Co najmniej 85 mieszkańców nigeryjskiej wioski Tundun Biri zginęło, a 66 zostało rannych w omyłkowym ataku z powietrza, który przeprowadziła armia - podała we wtorek Narodowa Agencja Zarządzania Kryzysowego. Świadkowie twierdzą, że do ataku doszło w niedzielę, kiedy mieszkańcy kilku wiosek w regionie Kaduny zgromadzili się na obchodach religijnego muzułmańskiego święta - poinformowała agencja Reutera.
Nigeryjska armia przyznała, że wywiad lotniczy "uchwycił ruch osób 'wskazujący na działania terrorystów'", co spowodowało decyzję o ataku, który miał "uniemożliwić terrorystom prześladowanie niewinnych cywilów".
Świadkowie utrzymują, że wieś zaatakowano dwukrotnie. Druga eksplozja miała nadejść, kiedy cywile zbierali rannych i wynosili zwłoki. Łącznie, w ich ocenie, zginęło 97 osób.
Walka z islamistami i "nieszczęśliwy wypadek bombowy"

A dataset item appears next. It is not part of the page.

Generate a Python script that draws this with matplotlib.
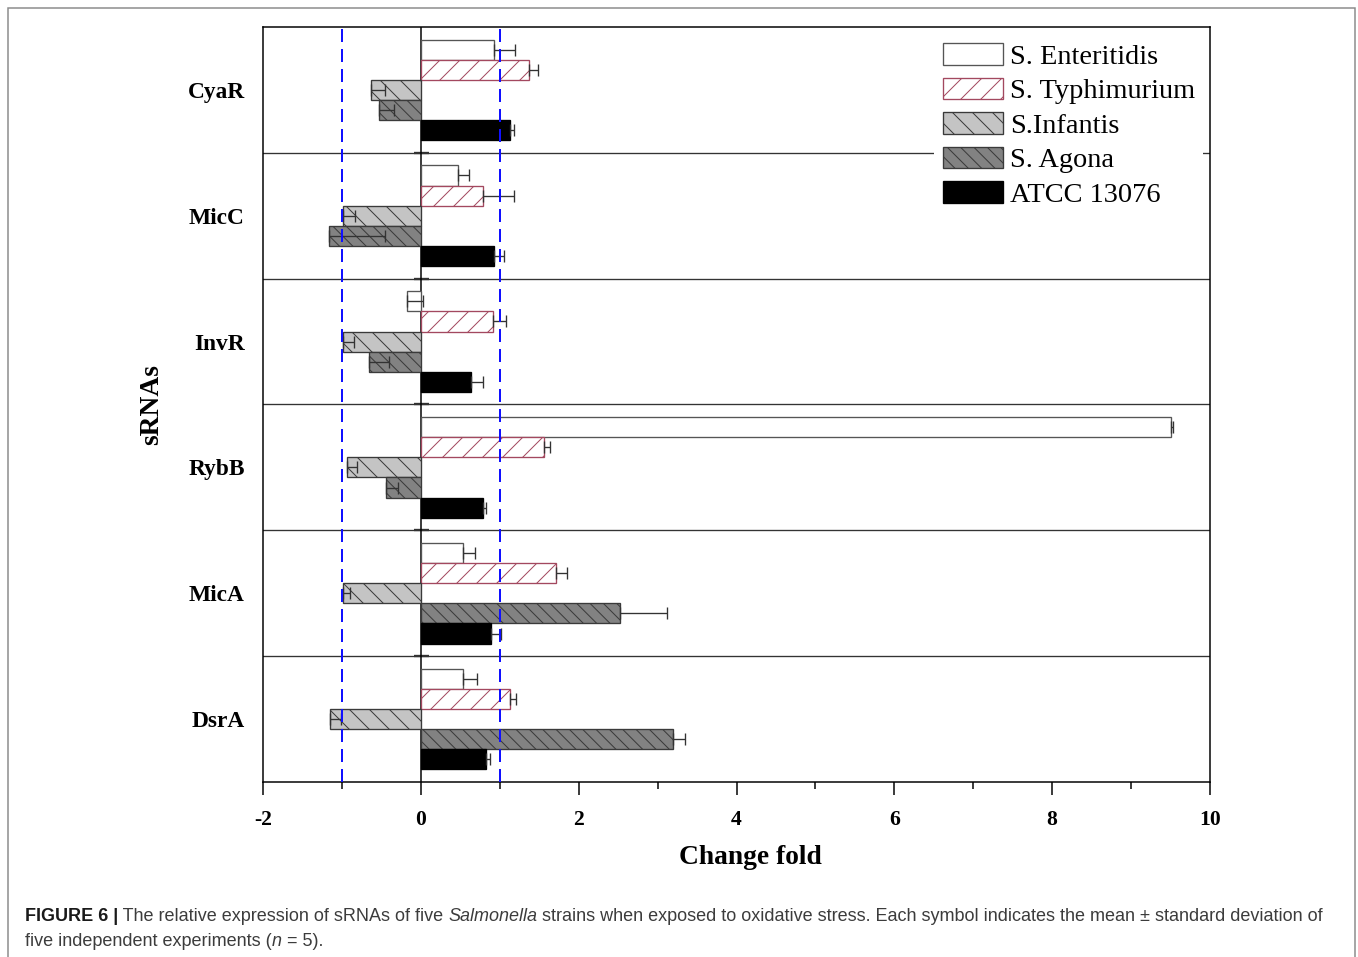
import numpy as np
import matplotlib
matplotlib.use("Agg")
import matplotlib.pyplot as plt
from matplotlib.patches import Rectangle

# sRNA expression data (mean change fold, upper SD)
srnas = ["CyaR", "MicC", "InvR", "RybB", "MicA", "DsrA"]
strains = ["S. Enteritidis", "S. Typhimurium", "S.Infantis", "S. Agona", "ATCC 13076"]

enteritidis = [0.93, 0.47, -0.17, 9.50, 0.53, 0.54]
enteritidis_sd = [0.26, 0.14, 0.20, 0.03, 0.16, 0.17]
typhimurium = [1.37, 0.79, 0.92, 1.56, 1.71, 1.13]
typhimurium_sd = [0.12, 0.39, 0.16, 0.08, 0.14, 0.07]
infantis = [-0.63, -0.99, -0.98, -0.94, -0.98, -1.15]
infantis_sd = [0.17, 0.15, 0.13, 0.13, 0.08, 0.14]
agona = [-0.53, -1.16, -0.66, -0.44, 2.52, 3.19]
agona_sd = [0.19, 0.70, 0.26, 0.15, 0.60, 0.16]
atcc = [1.13, 0.93, 0.64, 0.79, 0.89, 0.82]
atcc_sd = [0.05, 0.13, 0.15, 0.04, 0.12, 0.06]

values = [enteritidis, typhimurium, infantis, agona, atcc]
errors = [enteritidis_sd, typhimurium_sd, infantis_sd, agona_sd, atcc_sd]

W, H, DPI = 1358, 957, 120
plt.rcParams["hatch.linewidth"] = 0.6
serif = ["Liberation Serif", "DejaVu Serif"]

fig = plt.figure(figsize=(W / DPI, H / DPI), dpi=DPI)
ax = fig.add_axes([263 / W, 1 - 782 / H, (1210 - 263) / W, (782 - 27) / H])

styles = [
    dict(facecolor="white", edgecolor="#555555", hatch=None),
    dict(facecolor="white", edgecolor="#a3485f", hatch="//"),
    dict(facecolor="#c4c4c4", edgecolor="#3a3a3a", hatch="\\\\"),
    dict(facecolor="#828282", edgecolor="#3a3a3a", hatch="\\\\\\"),
    dict(facecolor="black", edgecolor="black", hatch=None),
]

n = len(srnas)
centers = np.arange(n)[::-1].astype(float)
bar_h = 0.16
offsets = [2 * bar_h, bar_h, 0, -bar_h, -2 * bar_h]

handles = []
for vals, sd, st, off, name in zip(values, errors, styles, offsets, strains):
    y = centers + off
    b = ax.barh(y, vals, height=bar_h, linewidth=0.8, zorder=3, label=name, **st)
    handles.append(b)
    ax.errorbar(vals, y, xerr=[np.zeros(n), sd], fmt="none", ecolor="#333333",
                elinewidth=0.8, capsize=3.6, capthick=0.8, zorder=4)

# group separators and zero / threshold lines
for k in range(n - 1):
    ax.axhline(k + 0.5, color="#333333", linewidth=0.8, zorder=1)
ax.plot(np.zeros(n - 1), np.arange(n - 1) + 0.5, linestyle="none", marker="_",
        markersize=9, markeredgewidth=1.4, color="#333333", zorder=2)
ax.axvline(0, color="black", linewidth=0.9, zorder=2)
for xv in (-1, 1):
    ax.axvline(xv, color="#1010ff", linewidth=1.2, linestyle=(0, (6.5, 3.5)), zorder=5)

ax.set_xlim(-2, 10)
ax.set_ylim(-0.5, n - 0.5)
ax.set_yticks(centers)
ax.set_yticklabels(srnas, fontfamily=serif, fontweight="bold", fontsize=14)
ax.tick_params(axis="y", length=0, pad=11)
ax.set_xticks(np.arange(-2, 11, 2))
ax.set_xticks(np.arange(-1, 10, 2), minor=True)
ax.set_xticklabels([str(v) for v in range(-2, 11, 2)], fontfamily=serif,
                   fontweight="bold", fontsize=13)
ax.tick_params(axis="x", which="major", length=7.8, width=0.9, pad=9)
ax.tick_params(axis="x", which="minor", length=4.2, width=0.9)
for s in ax.spines.values():
    s.set_linewidth(0.9)

ax.set_xlabel("Change fold", fontfamily=serif, fontweight="bold", fontsize=16.5, labelpad=9)
ax.xaxis.label.set_x((750 - 263) / (1210 - 263))
ax.set_ylabel("sRNAs", fontfamily=serif, fontweight="bold", fontsize=16.5, labelpad=14)

leg = ax.legend(handles=handles, loc="upper left",
                bbox_to_anchor=(934 / W, 1 - 35 / H), bbox_transform=fig.transFigure,
                prop={"family": serif, "size": 17}, frameon=True, fancybox=False,
                edgecolor="none", facecolor="white", framealpha=1,
                borderpad=0.3, borderaxespad=0, handlelength=2.12, handleheight=0.78,
                handletextpad=0.25, labelspacing=0.28)
leg.set_zorder(6)

# outer frame
fig.patches.append(Rectangle((8 / W, -0.1), (1355 - 8) / W, 1.1 - 8 / H,
                             transform=fig.transFigure, fill=False,
                             edgecolor="#8a8a8a", linewidth=0.9))

# caption with mixed styles
fig.canvas.draw()
renderer = fig.canvas.get_renderer()
cap_font = ["Liberation Sans", "DejaVu Sans"]


def draw_runs(runs, x0, y0):
    x = x0
    for txt, kw in runs:
        t = fig.text(x / W, 1 - y0 / H, txt, fontfamily=cap_font, fontsize=10.8,
                     va="baseline", ha="left", **kw)
        bb = t.get_window_extent(renderer)
        x += bb.width


grey = dict(color="#3c3c3c")
draw_runs([("FIGURE 6 |", dict(fontweight="bold", color="#1a1a1a")),
           (" The relative expression of sRNAs of five ", grey),
           ("Salmonella", dict(style="italic", **grey)),
           (" strains when exposed to oxidative stress. Each symbol indicates the mean \u00b1 standard deviation of", grey)],
          25, 921)
draw_runs([("five independent experiments (", grey),
           ("n", dict(style="italic", **grey)),
           (" = 5).", grey)],
          25, 946)

fig.savefig("out.png", dpi=DPI)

Nigeryjska armia, wspierana przez Stany Zjednoczone, Wielką Brytanię i innych sojuszników zmaga się od dawna z islamistyczną rebelią, aktywną zwłaszcza na północnym wschodzie kraju.
Prezydent Bola Tinubu nazwał niedzielne wydarzenia w wiosce Tundun Biri "nieszczęśliwym wypadkiem bombowym". Jego rzecznik zapowiedział "kompleksowe dochodzenie" i wezwał do zachowania spokoju, podczas gdy "władze pilnie przyjrzą się nieszczęściu".